Akureyri Art Museum, until 30 April Spencer Tunick is best known for his treatment of the nude. Or in his case, nudes, often hundreds of them. Since 1994, he has taken numerous photographs of group nudes in Chile, New York, Australia and other locales. Often, his work has landed him in legal trouble – he’s been arrested in New York five times since 1992, and has had to take his case all the way to the US Supreme Court, who ruled in his favour. Not that negative reactions bother him much.
“A lot of the negative reactions I ignore, because I think a lot of that is pop media driven,” he told the Grapevine. “But negative reactions from governments or other people trying to stop my work are things I pay attention to, because while pornography is a multi-million dollar business, my goal is not fornicating, but to work with the body as an art object in a public space. That’s what I do.”
While undaunted by legal challenges, the military can often prove to be a mighty obstacle to overcome.
“One of the more daunting logistical problems that I’ll have to deal with is when the military in a Latin American country will say no, and then you have to try to convince the military,” he told us, “because sometimes the land I want to work on might be military or near a military facility – and then you have to speak to the military in an unbelievably refreshing way about the human body. And sometimes it’s daunting when you want a location, and the permission has to actually come from the president of the country. That’s nerve-wracking for me.”

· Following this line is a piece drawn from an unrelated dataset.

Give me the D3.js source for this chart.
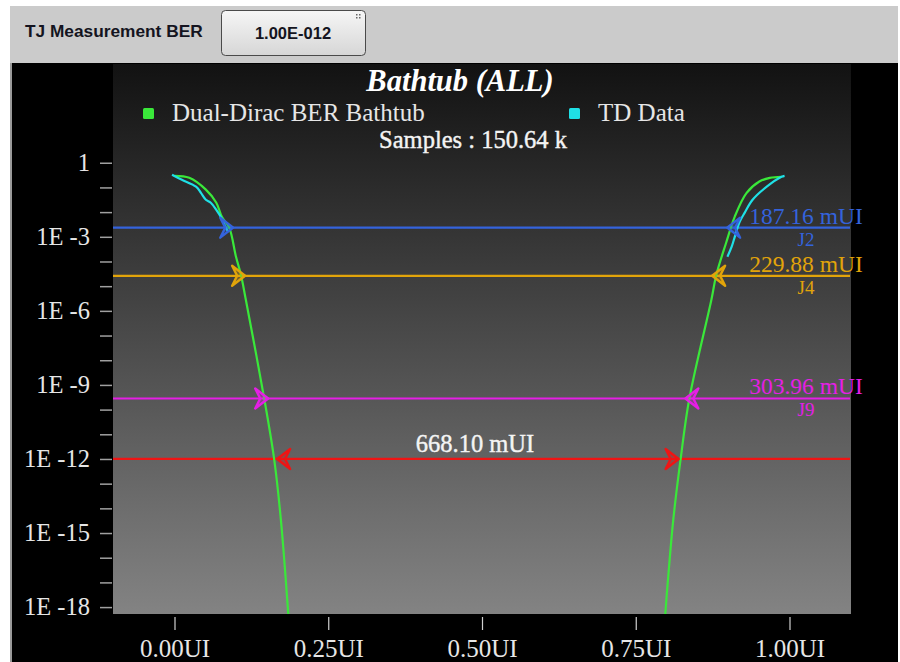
<!DOCTYPE html>
<html><head><meta charset="utf-8">
<script src="https://cdn.jsdelivr.net/npm/d3@7"></script>
<style>html,body{margin:0;padding:0;background:#fff;overflow:hidden}</style>
</head><body>
<svg id="c" width="900" height="662"></svg>
<script>
// ---------------- data ----------------
const xTickValues = [0, 0.25, 0.5, 0.75, 1.0];
const xTickLabels = ["0.00UI", "0.25UI", "0.50UI", "0.75UI", "1.00UI"];
const yMajorTicks = [0, -3, -6, -9, -12, -15, -18];
const yMajorLabels = ["1", "1E -3", "1E -6", "1E -9", "1E -12", "1E -15", "1E -18"];
const yMinorTicks = [-1, -2, -4, -5, -7, -8, -10, -11, -13, -14, -16, -17];

// [UI, log10(BER)]
const dualDiracLeft = [[0.000,-0.53],[0.024,-0.61],[0.051,-1.09],[0.068,-1.62],[0.077,-2.19],[0.089,-2.63],[0.100,-3.81],[0.108,-4.54],[0.116,-5.55],[0.146,-9.57],[0.162,-12.0],[0.173,-14.47],[0.185,-18.28]];
const dualDiracRight = [[0.987,-0.57],[0.968,-0.61],[0.951,-0.76],[0.930,-1.23],[0.911,-2.18],[0.897,-3.24],[0.881,-4.54],[0.873,-5.55],[0.837,-9.57],[0.823,-12.0],[0.811,-14.47],[0.798,-18.28]];
const tdLeft = [[-0.004,-0.49],[0.012,-0.69],[0.035,-0.97],[0.043,-1.22],[0.051,-1.50],[0.059,-1.62],[0.068,-1.91],[0.076,-2.23],[0.082,-2.55],[0.087,-2.80]];
const tdRight = [[0.992,-0.53],[0.987,-0.57],[0.963,-0.97],[0.940,-1.50],[0.927,-2.03],[0.919,-2.39],[0.911,-3.00],[0.906,-3.40],[0.899,-3.81]];

const levelNames = ["J2", "J4", "J9", ""];
const levelLogBER = [-2.63, -4.58, -9.55, -12.0];
const levelValues = ["187.16 mUI", "229.88 mUI", "303.96 mUI", "668.10 mUI"];
const levelColors = ["#3463dc", "#e2a40a", "#e51fe5", "#f01414"];

const legendNames = ["Dual-Dirac BER Bathtub", "TD Data"];
const titleText = "Bathtub (ALL)";
const samplesText = "Samples : 150.64 k";
const headerLabel = "TJ Measurement BER";
const headerValue = "1.00E-012";

// ---------------- drawing ----------------
const svg = d3.select("#c");
const serif = "'Liberation Serif','Times New Roman',serif";
const sans = "'Liberation Sans',Arial,sans-serif";

// header
svg.append("rect").attr("x", 10).attr("y", 6).attr("width", 888).attr("height", 58).attr("fill", "#cbcbcb");
svg.append("rect").attr("x", 10).attr("y", 63).attr("width", 888).attr("height", 599).attr("fill", "#000");
svg.append("rect").attr("x", 10).attr("y", 63).attr("width", 2).attr("height", 599).attr("fill", "#9a9a9a");
svg.append("text").attr("x", 25).attr("y", 37).attr("font-family", sans).attr("font-weight", "bold")
  .attr("font-size", 17.3).attr("fill", "#141420").text(headerLabel);

const defs = svg.append("defs");
const bg = defs.append("linearGradient").attr("id", "btn").attr("x1", 0).attr("y1", 0).attr("x2", 0).attr("y2", 1);
bg.append("stop").attr("offset", 0).attr("stop-color", "#f6f6f6");
bg.append("stop").attr("offset", 1).attr("stop-color", "#d6d6d6");
svg.append("rect").attr("x", 221.5).attr("y", 10.5).attr("width", 144).attr("height", 45).attr("rx", 4)
  .attr("fill", "url(#btn)").attr("stroke", "#4a4a4a").attr("stroke-width", 1);
svg.append("text").attr("x", 293).attr("y", 39).attr("text-anchor", "middle").attr("font-family", sans)
  .attr("font-weight", "bold").attr("font-size", 16.5).attr("fill", "#141420").text(headerValue);
[[356,14],[359,14],[356,17],[359,17]].forEach(p => svg.append("rect").attr("x", p[0]).attr("y", p[1]).attr("width", 1.5).attr("height", 1.5).attr("fill", "#666"));

// plot area
const plotL = 113, plotR = 851, plotT = 64, plotB = 614;
const x = d3.scaleLinear().domain([-0.1, 1.1]).range([plotL, plotR]);
const y = d3.scaleLinear().domain([4, -18.28]).range([plotT, plotB]);

const pg = defs.append("linearGradient").attr("id", "plotbg").attr("x1", 0).attr("y1", 0).attr("x2", 0).attr("y2", 1);
pg.append("stop").attr("offset", 0).attr("stop-color", "#121212");
pg.append("stop").attr("offset", 1).attr("stop-color", "#838383");
svg.append("rect").attr("x", plotL).attr("y", plotT).attr("width", plotR - plotL).attr("height", plotB - plotT)
  .attr("fill", "url(#plotbg)");

// y axis
const yAxis = d3.axisLeft(y).tickValues(yMajorTicks.concat(yMinorTicks)).tickSize(12).tickPadding(10)
  .tickFormat(d => { const i = yMajorTicks.indexOf(d); return i >= 0 ? yMajorLabels[i] : ""; });
const gy = svg.append("g").attr("transform", `translate(${plotL - 1},0)`).call(yAxis);
gy.select(".domain").remove();
gy.selectAll(".tick line").attr("stroke", "#a0a0a0").attr("stroke-width", 1.5);
gy.selectAll(".tick text").attr("font-family", serif).attr("font-size", 24.5).attr("fill", "#e6e6e6");

// x axis
const xAxis = d3.axisBottom(x).tickValues(xTickValues).tickSize(13).tickPadding(9)
  .tickFormat((d, i) => xTickLabels[i]);
const gx = svg.append("g").attr("transform", `translate(0,${plotB + 3})`).call(xAxis);
gx.select(".domain").remove();
gx.selectAll(".tick line").attr("stroke", "#d0d0d0").attr("stroke-width", 1.2);
gx.selectAll(".tick text").attr("font-family", serif).attr("font-size", 25).attr("fill", "#e6e6e6");

// title & legend
svg.append("text").attr("x", 460).attr("y", 91).attr("text-anchor", "middle").attr("font-family", serif)
  .attr("font-weight", "bold").attr("font-style", "italic").attr("font-size", 30.5).attr("fill", "#fff").text(titleText);
const legendColors = ["#3ae83a", "#1fe0e6"];
const legendX = [143, 569];
legendNames.forEach((n, i) => {
  svg.append("rect").attr("x", legendX[i]).attr("y", 108).attr("width", 11).attr("height", 11).attr("rx", 1.5).attr("fill", legendColors[i]);
  svg.append("text").attr("x", legendX[i] + 29).attr("y", 121).attr("font-family", serif).attr("font-size", 25)
    .attr("fill", "#e6e6e6").text(n);
});
svg.append("text").attr("x", 473).attr("y", 148).attr("text-anchor", "middle").attr("font-family", serif)
  .attr("font-size", 24.5).attr("fill", "#f4f4f4").attr("stroke", "#f4f4f4").attr("stroke-width", 0.4).text(samplesText);

// level lines
levelLogBER.forEach((v, i) => {
  svg.append("line").attr("x1", plotL).attr("x2", plotR - 1).attr("y1", y(v)).attr("y2", y(v))
    .attr("stroke", levelColors[i]).attr("stroke-width", 2.2);
});

// curves
const line = d3.line().x(d => x(d[0])).y(d => y(d[1])).curve(d3.curveCatmullRom.alpha(0.5));
[[dualDiracLeft, "#3ae83a"], [dualDiracRight, "#3ae83a"], [tdLeft, "#1fe0e6"], [tdRight, "#1fe0e6"]].forEach(c => {
  svg.append("path").attr("d", line(c[0])).attr("fill", "none").attr("stroke", c[1]).attr("stroke-width", 2.2);
});

// crossings
function crossAt(curve, L) {
  for (let i = 0; i < curve.length - 1; i++) {
    const a = curve[i], b = curve[i + 1];
    if ((a[1] - L) * (b[1] - L) <= 0) {
      const t = (L - a[1]) / (b[1] - a[1]);
      return a[0] + t * (b[0] - a[0]);
    }
  }
  return null;
}
const arrowPath = "M0,0 L-13,-10 L-8,0 L-13,10 Z";
function arrow(px, py, dir, color) {
  svg.append("path").attr("d", arrowPath)
    .attr("transform", `translate(${px},${py}) scale(${dir},1)`)
    .attr("fill", color).attr("fill-opacity", 0.35).attr("stroke", color).attr("stroke-width", 2.4)
    .attr("stroke-linejoin", "round");
}
levelLogBER.forEach((v, i) => {
  const xl = x(crossAt(dualDiracLeft, v));
  const xr = x(crossAt(dualDiracRight, v));
  const yy = y(v);
  if (i < 3) {
    arrow(xl + 4, yy, 1, levelColors[i]);
    arrow(xr - 4, yy, -1, levelColors[i]);
    svg.append("text").attr("x", 806).attr("y", yy - 4).attr("text-anchor", "middle").attr("font-family", serif)
      .attr("font-size", 23.5).attr("fill", levelColors[i]).text(levelValues[i]);
    svg.append("text").attr("x", 806).attr("y", yy + 18).attr("text-anchor", "middle").attr("font-family", serif)
      .attr("font-size", 19).attr("fill", levelColors[i]).text(levelNames[i]);
  } else {
    arrow(xl + 3, yy, -1, levelColors[i]);
    arrow(xr - 2, yy, 1, levelColors[i]);
    svg.append("text").attr("x", 475).attr("y", yy - 7).attr("text-anchor", "middle").attr("font-family", serif)
      .attr("font-size", 24.5).attr("fill", "#f4f4f4").attr("stroke", "#f4f4f4").attr("stroke-width", 0.4).text(levelValues[i]);
  }
});
</script>
</body></html>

Looking at Tunick’s works, it’s hard to see what prompts people to be shocked by them. The nude has been the subject of art since ancient times, and Tunick’s work carries on the tradition by making the body a part of the background. Melbourne 3, 2001, as one example, shows hundreds of naked bodies covering the banks of a river, looking for all the world as sexy as sunbathing sun lions. The more festive Brügge 4, 2005 might feature 300 women in nine small boats in a Belgian canal, but again, the bodies are massed so close together and shot from such a distance that they resemble something else entirely.
The overall effect of Tunick’s photographs is that we become able to see the human body, if not human beings, as fragile, vulnerable, and nearly overwhelmed by the world around them.